Objective:
Go through the records below from the first line and print each one exactly, stopping after the line that contains "2540, 2615, 2685, 2755, 2820, 2890, 2960, 3030, 3100, 3169]". Do not print pictures or anything past that line.

Extracted material:

⁂

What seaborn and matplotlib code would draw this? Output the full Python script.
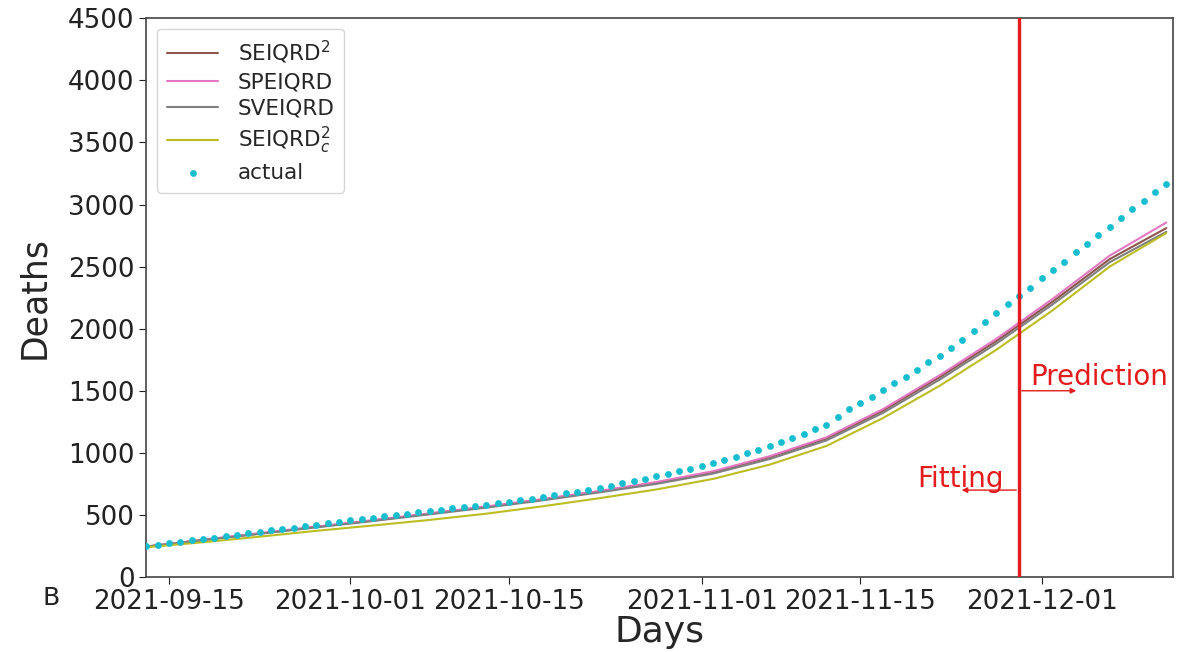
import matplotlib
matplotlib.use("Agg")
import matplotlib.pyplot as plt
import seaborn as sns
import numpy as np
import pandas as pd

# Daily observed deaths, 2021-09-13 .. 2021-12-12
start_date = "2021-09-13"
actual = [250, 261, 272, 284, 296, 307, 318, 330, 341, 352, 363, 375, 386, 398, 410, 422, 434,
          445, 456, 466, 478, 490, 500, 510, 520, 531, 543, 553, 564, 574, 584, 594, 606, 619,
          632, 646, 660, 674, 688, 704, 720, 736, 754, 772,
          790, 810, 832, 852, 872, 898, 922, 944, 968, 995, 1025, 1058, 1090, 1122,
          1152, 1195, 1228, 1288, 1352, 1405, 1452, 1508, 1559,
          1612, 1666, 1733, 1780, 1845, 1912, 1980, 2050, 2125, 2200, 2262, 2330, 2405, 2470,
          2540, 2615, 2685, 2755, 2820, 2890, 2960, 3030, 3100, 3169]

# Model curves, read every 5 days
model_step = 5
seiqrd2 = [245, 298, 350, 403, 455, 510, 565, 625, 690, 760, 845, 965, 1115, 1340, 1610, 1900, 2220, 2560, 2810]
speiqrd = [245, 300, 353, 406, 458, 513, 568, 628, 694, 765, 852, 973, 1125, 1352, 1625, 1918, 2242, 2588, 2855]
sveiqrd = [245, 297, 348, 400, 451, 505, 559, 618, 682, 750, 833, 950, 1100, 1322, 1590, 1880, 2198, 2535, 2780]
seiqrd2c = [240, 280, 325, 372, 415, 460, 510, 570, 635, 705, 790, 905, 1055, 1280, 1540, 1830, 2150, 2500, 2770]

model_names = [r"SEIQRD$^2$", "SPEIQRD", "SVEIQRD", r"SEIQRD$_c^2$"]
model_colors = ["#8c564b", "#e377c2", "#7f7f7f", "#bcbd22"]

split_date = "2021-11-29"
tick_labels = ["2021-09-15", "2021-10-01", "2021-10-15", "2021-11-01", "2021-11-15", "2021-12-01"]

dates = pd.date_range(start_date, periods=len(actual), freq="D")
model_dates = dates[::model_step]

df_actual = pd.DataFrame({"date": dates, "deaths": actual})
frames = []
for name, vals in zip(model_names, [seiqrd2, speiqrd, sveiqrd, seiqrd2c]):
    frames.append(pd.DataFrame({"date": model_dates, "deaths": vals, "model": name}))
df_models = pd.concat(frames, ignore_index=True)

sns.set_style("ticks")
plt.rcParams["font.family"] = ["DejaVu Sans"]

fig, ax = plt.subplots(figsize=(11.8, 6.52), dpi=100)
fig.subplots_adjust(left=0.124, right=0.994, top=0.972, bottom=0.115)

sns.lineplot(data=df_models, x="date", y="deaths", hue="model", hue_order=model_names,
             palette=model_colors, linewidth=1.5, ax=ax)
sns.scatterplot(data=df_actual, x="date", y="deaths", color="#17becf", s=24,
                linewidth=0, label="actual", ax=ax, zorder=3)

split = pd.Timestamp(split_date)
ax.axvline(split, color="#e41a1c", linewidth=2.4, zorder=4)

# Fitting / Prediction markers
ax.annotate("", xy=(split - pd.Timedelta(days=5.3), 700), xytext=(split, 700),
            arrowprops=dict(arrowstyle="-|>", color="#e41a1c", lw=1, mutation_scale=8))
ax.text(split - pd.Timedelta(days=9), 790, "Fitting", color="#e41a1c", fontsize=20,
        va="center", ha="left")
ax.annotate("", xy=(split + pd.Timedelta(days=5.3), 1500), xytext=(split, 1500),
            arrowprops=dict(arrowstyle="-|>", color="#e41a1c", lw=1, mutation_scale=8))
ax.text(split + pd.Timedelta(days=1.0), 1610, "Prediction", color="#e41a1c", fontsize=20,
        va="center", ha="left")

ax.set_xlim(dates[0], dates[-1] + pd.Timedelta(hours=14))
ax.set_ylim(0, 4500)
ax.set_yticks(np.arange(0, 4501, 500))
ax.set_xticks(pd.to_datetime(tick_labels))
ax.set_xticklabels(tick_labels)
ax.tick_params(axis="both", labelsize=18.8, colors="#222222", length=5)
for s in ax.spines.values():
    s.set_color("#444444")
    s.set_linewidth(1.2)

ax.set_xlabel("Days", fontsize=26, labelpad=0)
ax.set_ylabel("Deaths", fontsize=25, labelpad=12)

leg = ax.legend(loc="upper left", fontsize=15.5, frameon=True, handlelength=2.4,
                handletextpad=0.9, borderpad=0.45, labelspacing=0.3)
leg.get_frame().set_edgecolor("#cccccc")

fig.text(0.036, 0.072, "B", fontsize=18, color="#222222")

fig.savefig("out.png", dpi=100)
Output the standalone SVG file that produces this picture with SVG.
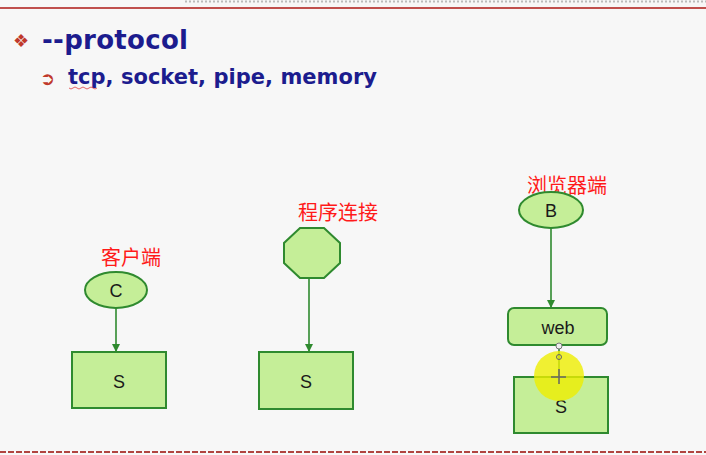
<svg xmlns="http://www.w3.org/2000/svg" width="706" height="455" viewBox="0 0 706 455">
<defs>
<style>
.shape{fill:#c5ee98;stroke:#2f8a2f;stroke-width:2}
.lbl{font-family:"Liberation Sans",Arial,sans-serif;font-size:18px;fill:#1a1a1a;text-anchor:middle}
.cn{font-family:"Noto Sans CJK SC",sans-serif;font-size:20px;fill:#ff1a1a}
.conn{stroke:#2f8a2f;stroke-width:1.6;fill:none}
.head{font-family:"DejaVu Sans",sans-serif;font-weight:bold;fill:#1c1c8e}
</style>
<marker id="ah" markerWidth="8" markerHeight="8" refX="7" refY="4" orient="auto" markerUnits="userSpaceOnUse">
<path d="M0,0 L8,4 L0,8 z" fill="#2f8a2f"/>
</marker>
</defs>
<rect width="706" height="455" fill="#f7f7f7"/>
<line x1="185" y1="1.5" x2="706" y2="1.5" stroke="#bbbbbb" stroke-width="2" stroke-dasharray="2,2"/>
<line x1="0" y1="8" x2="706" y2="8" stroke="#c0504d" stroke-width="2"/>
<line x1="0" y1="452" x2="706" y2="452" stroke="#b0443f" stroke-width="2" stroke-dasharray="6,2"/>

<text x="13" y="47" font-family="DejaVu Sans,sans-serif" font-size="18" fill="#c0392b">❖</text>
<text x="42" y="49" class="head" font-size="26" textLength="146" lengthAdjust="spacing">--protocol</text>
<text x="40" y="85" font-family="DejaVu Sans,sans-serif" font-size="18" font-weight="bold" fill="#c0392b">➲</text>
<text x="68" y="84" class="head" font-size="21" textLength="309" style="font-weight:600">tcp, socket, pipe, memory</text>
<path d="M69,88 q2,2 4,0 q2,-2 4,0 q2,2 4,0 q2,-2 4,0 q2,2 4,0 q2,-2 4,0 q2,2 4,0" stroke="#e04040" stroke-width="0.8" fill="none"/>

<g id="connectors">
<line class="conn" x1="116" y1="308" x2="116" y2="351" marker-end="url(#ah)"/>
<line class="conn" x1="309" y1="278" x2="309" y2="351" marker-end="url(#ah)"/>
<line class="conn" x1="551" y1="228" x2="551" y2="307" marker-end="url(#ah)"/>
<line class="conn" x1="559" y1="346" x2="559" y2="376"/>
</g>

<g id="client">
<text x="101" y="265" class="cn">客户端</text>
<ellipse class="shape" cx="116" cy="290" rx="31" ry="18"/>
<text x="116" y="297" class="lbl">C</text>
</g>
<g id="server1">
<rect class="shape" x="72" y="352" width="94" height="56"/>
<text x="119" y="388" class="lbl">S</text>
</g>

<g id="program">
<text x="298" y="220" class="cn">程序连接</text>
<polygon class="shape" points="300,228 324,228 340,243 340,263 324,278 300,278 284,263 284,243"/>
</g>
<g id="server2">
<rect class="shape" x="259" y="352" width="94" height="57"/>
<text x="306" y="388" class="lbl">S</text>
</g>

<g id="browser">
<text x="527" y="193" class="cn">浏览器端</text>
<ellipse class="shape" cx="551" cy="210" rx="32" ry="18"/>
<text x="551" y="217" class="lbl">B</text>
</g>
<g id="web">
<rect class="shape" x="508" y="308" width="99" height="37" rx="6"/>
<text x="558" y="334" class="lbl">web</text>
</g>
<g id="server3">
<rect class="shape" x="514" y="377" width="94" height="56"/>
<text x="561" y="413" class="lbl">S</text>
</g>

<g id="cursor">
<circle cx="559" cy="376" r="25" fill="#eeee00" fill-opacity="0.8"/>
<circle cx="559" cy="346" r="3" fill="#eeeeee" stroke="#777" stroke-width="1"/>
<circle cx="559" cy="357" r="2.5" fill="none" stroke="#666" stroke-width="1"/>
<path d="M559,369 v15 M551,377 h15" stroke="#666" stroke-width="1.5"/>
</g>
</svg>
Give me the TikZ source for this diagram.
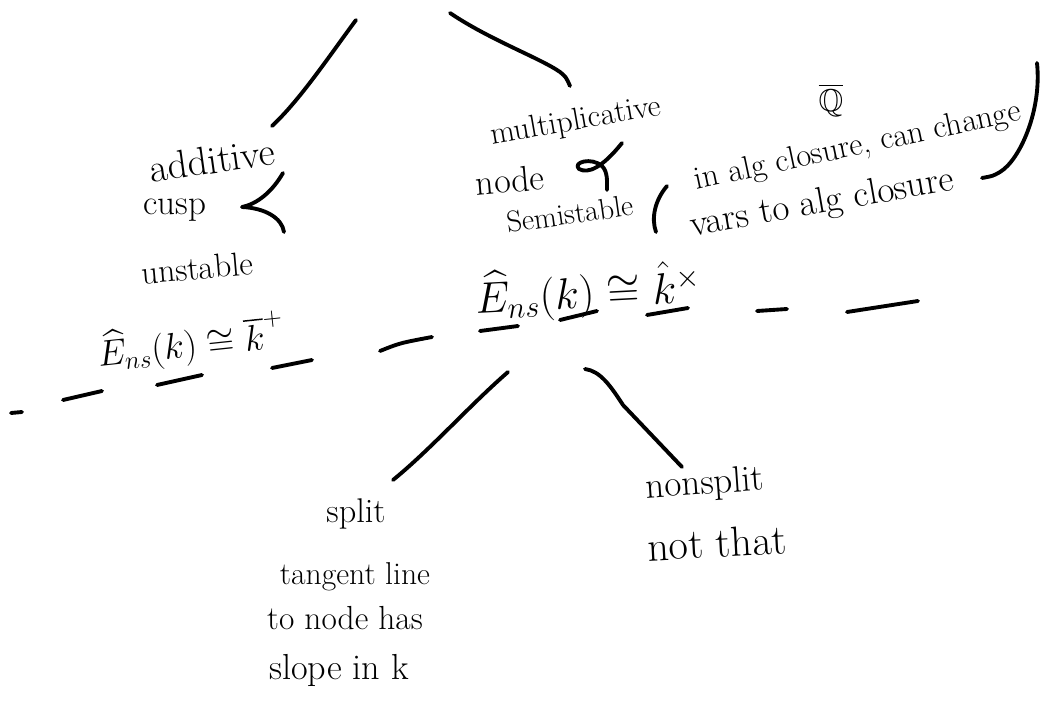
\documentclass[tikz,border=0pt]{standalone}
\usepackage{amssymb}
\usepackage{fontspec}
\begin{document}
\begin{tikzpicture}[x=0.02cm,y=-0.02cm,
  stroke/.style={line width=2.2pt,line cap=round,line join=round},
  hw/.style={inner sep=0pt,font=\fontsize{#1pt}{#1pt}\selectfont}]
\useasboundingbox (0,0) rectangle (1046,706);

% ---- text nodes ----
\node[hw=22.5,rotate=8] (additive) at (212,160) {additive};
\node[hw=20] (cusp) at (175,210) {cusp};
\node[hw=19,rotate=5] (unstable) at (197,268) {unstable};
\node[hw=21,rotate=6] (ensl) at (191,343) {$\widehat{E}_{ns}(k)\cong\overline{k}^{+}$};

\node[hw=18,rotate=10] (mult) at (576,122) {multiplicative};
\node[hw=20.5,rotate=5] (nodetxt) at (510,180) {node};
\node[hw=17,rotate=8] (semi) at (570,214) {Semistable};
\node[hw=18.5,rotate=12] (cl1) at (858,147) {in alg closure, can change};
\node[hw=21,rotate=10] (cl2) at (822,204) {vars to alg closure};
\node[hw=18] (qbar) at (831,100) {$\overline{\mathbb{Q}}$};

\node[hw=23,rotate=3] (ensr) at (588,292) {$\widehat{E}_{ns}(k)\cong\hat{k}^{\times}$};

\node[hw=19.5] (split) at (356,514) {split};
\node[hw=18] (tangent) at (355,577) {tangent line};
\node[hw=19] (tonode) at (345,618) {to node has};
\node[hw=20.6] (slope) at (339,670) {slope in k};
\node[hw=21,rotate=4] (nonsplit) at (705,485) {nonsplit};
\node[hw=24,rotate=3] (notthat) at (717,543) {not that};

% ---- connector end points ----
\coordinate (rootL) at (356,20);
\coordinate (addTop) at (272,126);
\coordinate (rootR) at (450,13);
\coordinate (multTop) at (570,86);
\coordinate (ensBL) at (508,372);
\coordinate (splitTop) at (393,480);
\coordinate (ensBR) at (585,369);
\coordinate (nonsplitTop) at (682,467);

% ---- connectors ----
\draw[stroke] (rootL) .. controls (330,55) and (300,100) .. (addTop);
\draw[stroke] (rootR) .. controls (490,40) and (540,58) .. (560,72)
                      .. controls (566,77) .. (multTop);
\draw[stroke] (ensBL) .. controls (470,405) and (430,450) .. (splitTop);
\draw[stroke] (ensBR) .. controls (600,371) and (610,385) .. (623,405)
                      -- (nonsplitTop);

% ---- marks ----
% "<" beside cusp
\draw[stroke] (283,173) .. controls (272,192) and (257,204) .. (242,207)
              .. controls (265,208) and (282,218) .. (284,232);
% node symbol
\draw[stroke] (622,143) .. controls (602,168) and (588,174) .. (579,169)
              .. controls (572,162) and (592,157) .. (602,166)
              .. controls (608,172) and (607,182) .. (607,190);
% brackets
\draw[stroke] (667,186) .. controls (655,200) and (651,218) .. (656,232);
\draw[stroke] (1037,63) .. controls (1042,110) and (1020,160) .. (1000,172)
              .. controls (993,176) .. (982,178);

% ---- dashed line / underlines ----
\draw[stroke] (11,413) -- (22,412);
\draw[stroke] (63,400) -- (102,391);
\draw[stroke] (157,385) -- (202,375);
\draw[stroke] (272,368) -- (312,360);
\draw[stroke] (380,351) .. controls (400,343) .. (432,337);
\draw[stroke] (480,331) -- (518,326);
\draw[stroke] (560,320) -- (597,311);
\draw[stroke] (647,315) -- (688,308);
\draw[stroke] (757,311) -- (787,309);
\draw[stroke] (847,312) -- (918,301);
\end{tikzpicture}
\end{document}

⁂

The output:
What seaborn and matplotlib code would draw this? Output the full Python script.
import matplotlib
matplotlib.use("Agg")
import matplotlib.pyplot as plt
import seaborn as sns
import numpy as np
import pandas as pd

# Daily observed deaths, 2021-09-13 .. 2021-12-12
start_date = "2021-09-13"
actual = [250, 261, 272, 284, 296, 307, 318, 330, 341, 352, 363, 375, 386, 398, 410, 422, 434,
          445, 456, 466, 478, 490, 500, 510, 520, 531, 543, 553, 564, 574, 584, 594, 606, 619,
          632, 646, 660, 674, 688, 704, 720, 736, 754, 772,
          790, 810, 832, 852, 872, 898, 922, 944, 968, 995, 1025, 1058, 1090, 1122,
          1152, 1195, 1228, 1288, 1352, 1405, 1452, 1508, 1559,
          1612, 1666, 1733, 1780, 1845, 1912, 1980, 2050, 2125, 2200, 2262, 2330, 2405, 2470,
          2540, 2615, 2685, 2755, 2820, 2890, 2960, 3030, 3100, 3169]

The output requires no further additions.